Klagen über großen bürokratischen Aufwand für Betroffene und Bearbeitungszeiten von fünf Monaten und mehr, allein für die Ausstellung von Schwerbehindertenausweisen, machen die Hürden deutlich, die Menschen auferlegt werden, die sich ohnehin in erschwerten Umständen befinden. Die Feststellung von Graden der Behinderung sowie Merkzeichen wird regelmäßig als zumindest fragwürdig empfunden. Die Beanstandungsquote durch Widersprüche und Klagen ist erheblich. Kenner der Verhältnisse stellen die fachmedizinische Eignung der Gutacher*innen und Sachbearbeiter*innen regelmäßig in Frage, da selbst zwingende Mindestgrade immer wieder unterschritten werden.
Die Antragsbearbeitung als äußerst formalistisch und standardisiert, was auch der hohen Fluktuation und einer fehlenden vertiefenden Qualifikation im Fachrecht geschuldet ist. Im Rahmen der administrativen Prozesse sollten jedoch die Betroffenen im Fokus stehen und Kapazitäten für qualifizierte Beratung geschaffen werden. Die Stadt Stuttgart ist als Kommune an den Bürger*innen „näher dran“ als eine externe Landkreisverwaltung.

SÖS LINKE PluS sieht es in Anbetracht der zunehmenden Beschwerden als notwendig an, dass die Versorgung der rund 45.000 Menschen in Stuttgart mit einer Schwerbehinderung durch die Stadt selbst sichergestellt, und hierfür eine Lösung außerhalb der gegebenen Rahmenbedingungen und im Einvernehmen mit den kommunalen Spitzenverbänden eruiert wird.

Ziel muss es sein, den Stuttgarter Bürger*innen eine effektive, personell gut ausgestattete, zentral in Stuttgart organisierte, und unter Mitwirkung des Beirats für Menschen mit Behinderung und der Behindertenbeauftragten der Stadt ausgestaltete Anlaufstelle für ihre Belange zu schaffen. Im Rahmen der Verhandlungen mit den kommunalen Spitzenverbänden und den Ministerien ist auch der Personalübergang im Sinne einer umfassenden versorgungsmedizinischen Kompetenz zu erörtern. Rechtskreisübergreifende Fälle könnten durch Kompetenzbündelung mit anderen Ämtern erreicht werden.

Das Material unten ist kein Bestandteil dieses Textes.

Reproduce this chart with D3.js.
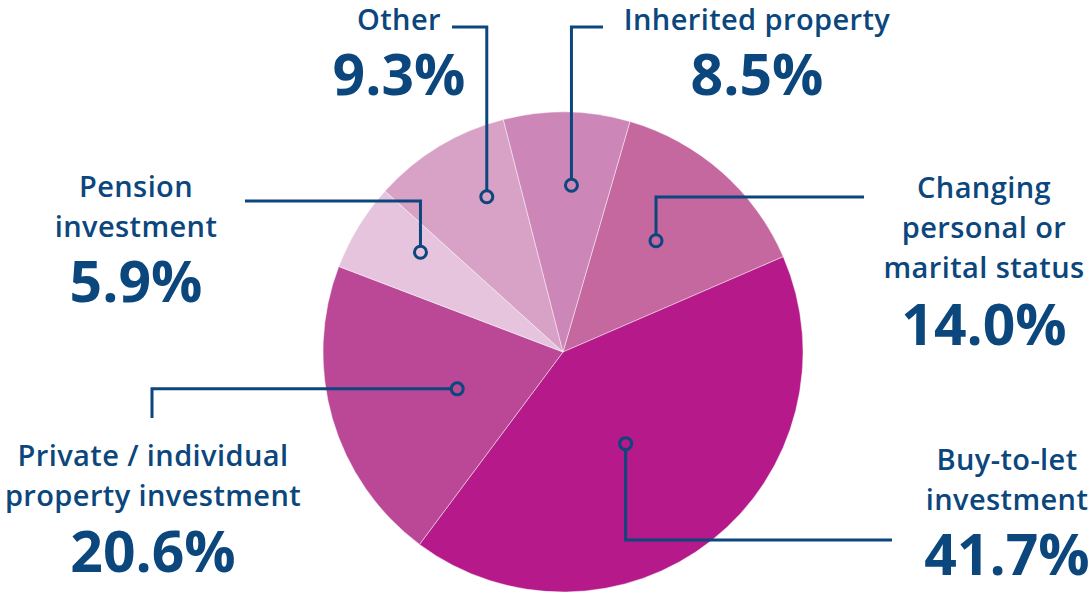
<!DOCTYPE html>
<html>
<head>
<meta charset="utf-8">
<script src="https://cdn.jsdelivr.net/npm/d3@7"></script>
<style>
  body { margin: 0; background: #fff; }
  svg { display: block; }
</style>
</head>
<body>
<div id="chart"></div>
<script>
// data
var categories = ["Changing personal or marital status", "Buy-to-let investment",
  "Private / individual property investment", "Pension investment", "Other", "Inherited property"];
var shares = [14.0, 41.7, 20.6, 5.9, 9.3, 8.5];
var sliceColors = ["#c4689f", "#b5198a", "#bb4897", "#e6c4dd", "#d8a2c6", "#cc86b7"];

// label text lines (wrapped as in the original)
var labelLines = [
  ["Changing", "personal or", "marital status"],
  ["Buy-to-let", "investment"],
  ["Private / individual", "property investment"],
  ["Pension", "investment"],
  ["Other"],
  ["Inherited property"]
];

// layout for each callout: anchor radius/angle nudge, elbow, text block
var callouts = [
  { r: 145, da: -1.5, type: "v", y: 197, xEnd: 864, tx: 984, ty: 198, numY: 345 },
  { r: 111, da: 4,    type: "v", y: 540, xEnd: 892, tx: 1007, ty: 470, numY: 575 },
  { r: 112, da: -3,   type: "h", x: 152, yEnd: 418, tx: 153, ty: 466, numY: 572 },
  { r: 174, da: 3.5,  type: "v", y: 201, xEnd: 245, tx: 136, ty: 197, numY: 302 },
  { r: 173, da: 5,    type: "v", y: 27,  xEnd: 452, tx: 399, ty: 30,  numY: 95 },
  { r: 167, da: 2,    type: "v", y: 27,  xEnd: 603, tx: 757, ty: 30,  numY: 95 }
];

var width = 1091, height = 594;
var cx = 563, cy = 352, radius = 240;
var navy = "#0b467d";

var svg = d3.select("#chart").append("svg")
  .attr("width", width)
  .attr("height", height);

var data = categories.map(function (c, i) {
  return { name: c, value: shares[i], color: sliceColors[i], lines: labelLines[i], pos: callouts[i] };
});

var pie = d3.pie()
  .sort(null)
  .value(function (d) { return d.value; })
  .startAngle(16.2 * Math.PI / 180)
  .endAngle(16.2 * Math.PI / 180 + 2 * Math.PI);

var arc = d3.arc().innerRadius(0).outerRadius(radius);

var g = svg.append("g").attr("transform", "translate(" + cx + "," + cy + ")");

var arcs = pie(data);

g.selectAll("path.slice")
  .data(arcs)
  .enter()
  .append("path")
  .attr("class", "slice")
  .attr("d", arc)
  .attr("fill", function (d) { return d.data.color; })
  .attr("stroke", "rgba(255,255,255,0.45)")
  .attr("stroke-width", 1);

// callout lines and anchor circles
arcs.forEach(function (d) {
  var p = d.data.pos;
  var mid = (d.startAngle + d.endAngle) / 2 + p.da * Math.PI / 180;
  var ax = cx + p.r * Math.sin(mid);
  var ay = cy - p.r * Math.cos(mid);
  var path;
  if (p.type === "v") {
    path = "M" + ax + "," + ay + "V" + p.y + "H" + p.xEnd;
  } else {
    path = "M" + ax + "," + ay + "H" + p.x + "V" + p.yEnd;
  }
  svg.append("path")
    .attr("d", path)
    .attr("fill", "none")
    .attr("stroke", navy)
    .attr("stroke-width", 3);
  svg.append("circle")
    .attr("cx", ax)
    .attr("cy", ay)
    .attr("r", 6)
    .attr("fill", d.data.color)
    .attr("stroke", navy)
    .attr("stroke-width", 3);

  // label text
  var t = svg.append("text")
    .attr("text-anchor", "middle")
    .style("font-family", "'Open Sans', sans-serif")
    .style("font-size", "29px")
    .style("font-weight", 600)
    .style("letter-spacing", "0.4px")
    .attr("fill", navy);
  d.data.lines.forEach(function (line, i) {
    t.append("tspan")
      .attr("x", p.tx)
      .attr("y", p.ty + i * 40)
      .text(line);
  });

  svg.append("text")
    .attr("x", p.tx)
    .attr("y", p.numY)
    .attr("text-anchor", "middle")
    .style("font-family", "'Open Sans', sans-serif")
    .style("font-size", "57px")
    .style("font-weight", 700)
    .attr("fill", navy)
    .text(d.data.value.toFixed(1) + "%");
});
</script>
</body>
</html>
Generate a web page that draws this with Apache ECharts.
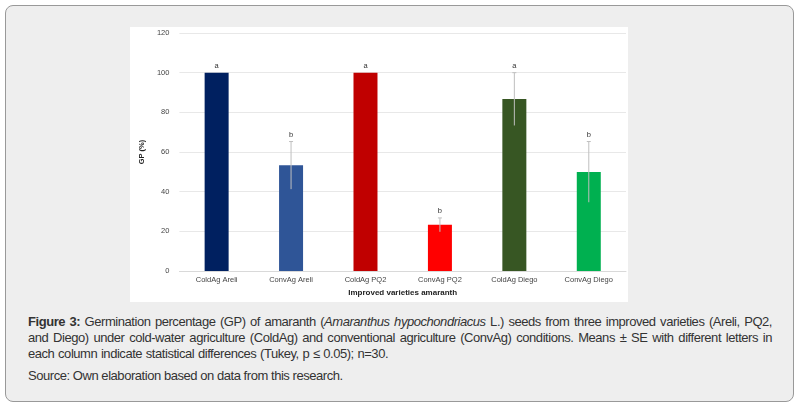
<!DOCTYPE html>
<html>
<head>
<meta charset="utf-8">
<script src="https://cdn.jsdelivr.net/npm/echarts@6/dist/echarts.min.js"></script>
<style>
body { margin:0; background:#fff; font-family: "Liberation Sans", Arial, sans-serif; }
#frame { position:absolute; left:5px; top:5px; width:787px; height:395px; background:#eeeeee; border:1px solid #999; border-radius:8px; }
#chart { position:absolute; left:130px; top:27px; width:498px; height:275px; background:#fff; }
#caption { position:absolute; left:28px; top:314px; width:744px; line-height:16px; color:#333; text-align:justify; font-size:13px; letter-spacing:-0.45px; word-spacing:0.5px; }
#source { position:absolute; left:28px; top:368px; font-size:13px; letter-spacing:-0.45px; color:#333; }
</style>
</head>
<body>
<div id="frame"></div>
<div id="chart"></div>
<div id="caption"><b>Figure 3:</b> Germination percentage (GP) of amaranth (<i>Amaranthus hypochondriacus</i> L.) seeds from three improved varieties (Areli, PQ2, and Diego) under cold-water agriculture (ColdAg) and conventional agriculture (ConvAg) conditions. Means ± SE with different letters in each column indicate statistical differences (Tukey, p ≤ 0.05); n=30.</div>
<div id="source">Source: Own elaboration based on data from this research.</div>
<script>
var categories = ['ColdAg Areli', 'ConvAg Areli', 'ColdAg PQ2', 'ConvAg PQ2', 'ColdAg Diego', 'ConvAg Diego'];
var values = [100, 53.3, 100, 23.3, 86.7, 50];
var errors = [0, 12, 0, 3.5, 13.3, 15.3];
var letters = ['a', 'b', 'a', 'b', 'a', 'b'];
var colors = ['#002060', '#2F5597', '#C00000', '#FF0000', '#375623', '#00B050'];

var chart = echarts.init(document.getElementById('chart'));

var barData = [];
var errData = [];
for (var i = 0; i < values.length; i++) {
    barData.push({ value: values[i], itemStyle: { color: colors[i] } });
    errData.push([i, values[i] - errors[i], values[i] + errors[i], letters[i]]);
}

var option = {
    animation: false,
    grid: { left: 29, right: 2, top: 6, bottom: 30 },
    xAxis: {
        type: 'category',
        data: categories,
        name: 'Improved varieties amaranth',
        nameLocation: 'middle',
        nameGap: 15,
        nameTextStyle: { fontWeight: 'bold', fontSize: 8, color: '#222' },
        axisLine: { lineStyle: { color: '#d9d9d9' } },
        axisTick: { show: false },
        axisLabel: { fontSize: 7.5, color: '#444', margin: 5 }
    },
    yAxis: {
        type: 'value',
        min: 0, max: 120, interval: 20,
        name: 'GP (%)',
        nameLocation: 'middle',
        nameGap: 20,
        nameTextStyle: { fontWeight: 'bold', fontSize: 7.5, color: '#222' },
        axisLabel: { fontSize: 7.5, color: '#444', margin: 10 },
        splitLine: { lineStyle: { color: '#e8e8e8' } }
    },
    series: [
        {
            type: 'bar',
            data: barData,
            barWidth: 24
        },
        {
            type: 'custom',
            data: errData,
            z: 10,
            renderItem: function (params, api) {
                var x = api.value(0);
                var lo = api.coord([x, api.value(1)]);
                var hi = api.coord([x, api.value(2)]);
                var children = [];
                if (hi[1] !== lo[1]) {
                    children.push({ type: 'line', shape: { x1: lo[0], y1: lo[1], x2: hi[0], y2: hi[1] }, style: { stroke: '#bfbfbf', lineWidth: 1 } });
                    children.push({ type: 'line', shape: { x1: hi[0] - 2, y1: hi[1], x2: hi[0] + 2, y2: hi[1] }, style: { stroke: '#bfbfbf', lineWidth: 1 } });
                }
                children.push({ type: 'text', x: hi[0], y: hi[1] - 3, style: { text: api.value(3), fontSize: 7.5, fill: '#333', align: 'center', verticalAlign: 'bottom' } });
                return { type: 'group', children: children };
            }
        }
    ]
};
chart.setOption(option);
</script>
</body>
</html>
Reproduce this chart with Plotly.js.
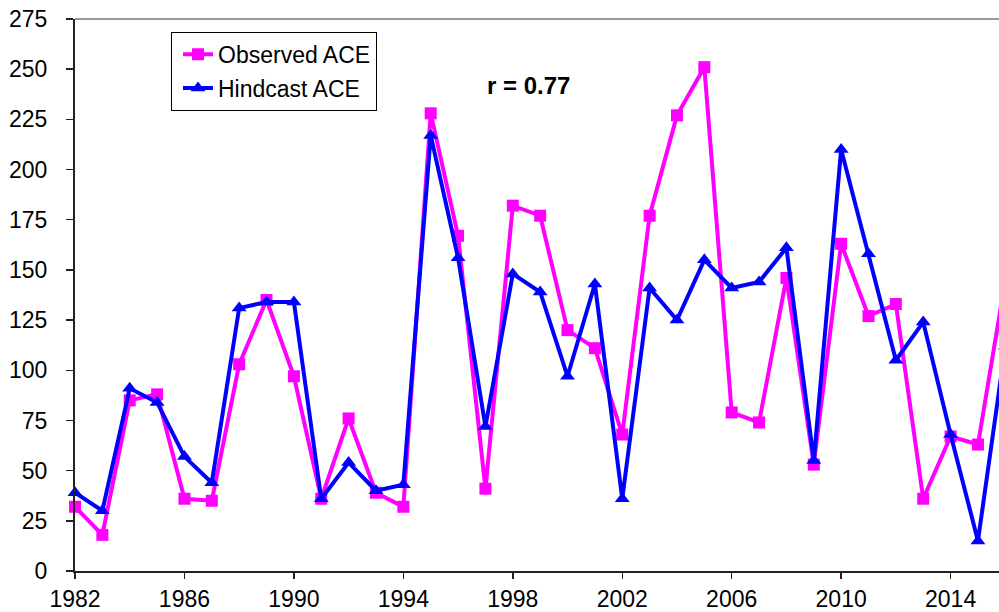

Stuttgart will eine Stadt der Inklusion sein. Die Stadt hat in diesem wichtigen Bereich weder Einfluss auf die Personalgewinnung und -qualifizierung, noch auf Entscheidungen, die seitens der Landkreisverwaltung für diesen Bereich getroffen werden und wiederum starke Auswirkungen auf die Lebenssituation der Stuttgarter Bürger*innen haben. Der absehbare finanzielle und personelle Mehraufwand für die Landeshauptstadt würde überschaubar sein.